Au sujet du sursis de la marche de protestation annoncée, M. Mbézock avance que, «C'est M. Théodore Nsangou, le directeur de Edc, qui était venu nous demander de sursoir à notre projet de marche de protestation. Il justifiait sa démarche par le fait que le chef de l'État n'a rien à voir avec nos problèmes et proposait alors que nous le laissions partir pour qu'après, la négociation continue en précisant que nous pouvions mettre en œuvre tous nos projets de grève afin d'aboutir à la résolution de nos problèmes.» La colère des ouvriers envers Edc est d'autant plus grande qu'ils se plaignent de ce que «la ration alimentaire, les soins hospitaliers, de l'eau potable et bien d'autres choses promises par cette entreprise ne sont jamais arrivées». Sur la suite, les ouvriers déclarent que «Nous n'allons pas attendre indéfiniment la résolution de nos problèmes. Si rien ne marche dans une semaine, nous allons entamer une deuxième grève jusqu'à ce que des solutions soient trouvées à toutes nos doléances.»
La question GBAYA demeure
La visite du président de la République à l'Est, comme partout ailleurs, est toujours ponctuée d'audiences. Celle de Bertoua n'a pas dérogé à cet usage. Seulement, selon des informations proches de l'organisation, «le chef de l'État a à chaque fois repoussé ces audiences». Et pour cause, soutient-on, «les informations sur les polémiques autour de la constitution des groupes amenés à le rencontrer plombaient ces entrevues».
En premier lieu, on a évoqué la question de la répartition des orateurs à Lom Pangar maintenant que l'inauguration de la route Ayos-Bonis était annulée. Une source proche de l'organisation locale ayant requis l'anonymat affirme que «normalement, puisque c'est la Kadéy qui a la direction de notre organisation à travers le ministre Emmanuel Bondé et le Lom-et-Djerem, la lourde tache de lire le discours de bienvenue par Essouka Gamone, le maire de la commune de Bélabo, la Boumba-et-Ngoko devra être porte-parole des élites et le Haut-Nyong pour les chefs traditionnels ».

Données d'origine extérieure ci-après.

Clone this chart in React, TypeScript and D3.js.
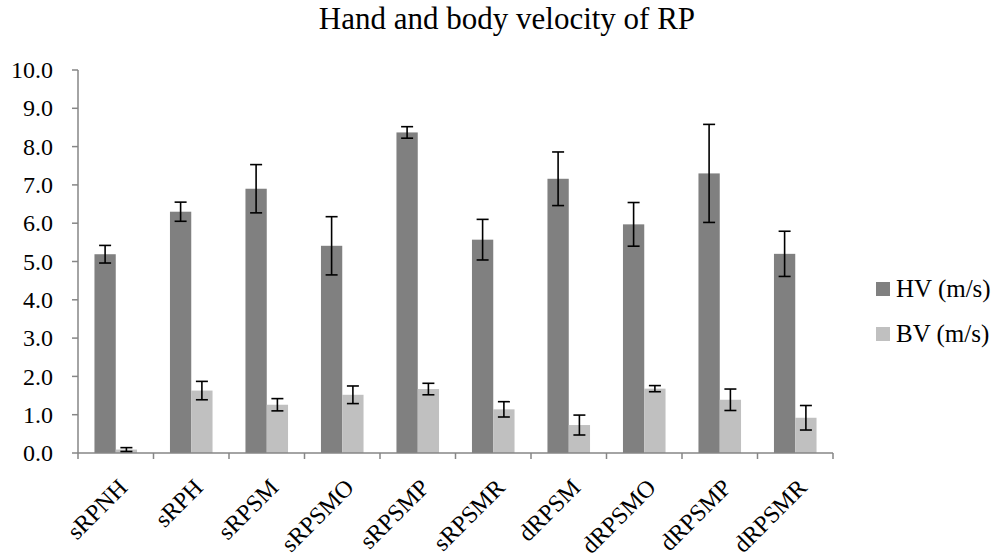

Ce brusque changement dans la désignation du porte-parole de ces derniers qui aurait dû être Sa Majesté Aïba Ngari le chef de canton Gbaya de Bertoua a provoqué un véritable schisme dans une organisation qui se voulait uniforme. Même si le tort a été réparé au cours des audiences du lendemain, reste que les Gbaya, n'ont pas toujours avalé le fait que le porte-parole des chefs traditionnels, Sa Majesté Jean Claude Bala 1er, ait esquivé de traduire le mot «chef» en Gbaya et que «le cheval blanc que nous donné au chef de l'État soit présenté comme un cadeau préparé en commun avec la Kadéy». Cet «oubli» n'a pas été digéré par des populations qui estiment que «parce que nous sommes présents sur trois départements sur les quatre de la région de l'Est, nous formons un groupe non négligeable. En plus, sur le plan politique, nous avons trois des neuf députés qui nous restent.» Des arguments qui ne semblent pas avoir pesé lourd dans la balance au moment de la constitution des délégations qui devaient rencontrer M. Biya ce samedi 04 août 2012 à sa résidence du quartier Mokolo I à Bertoua.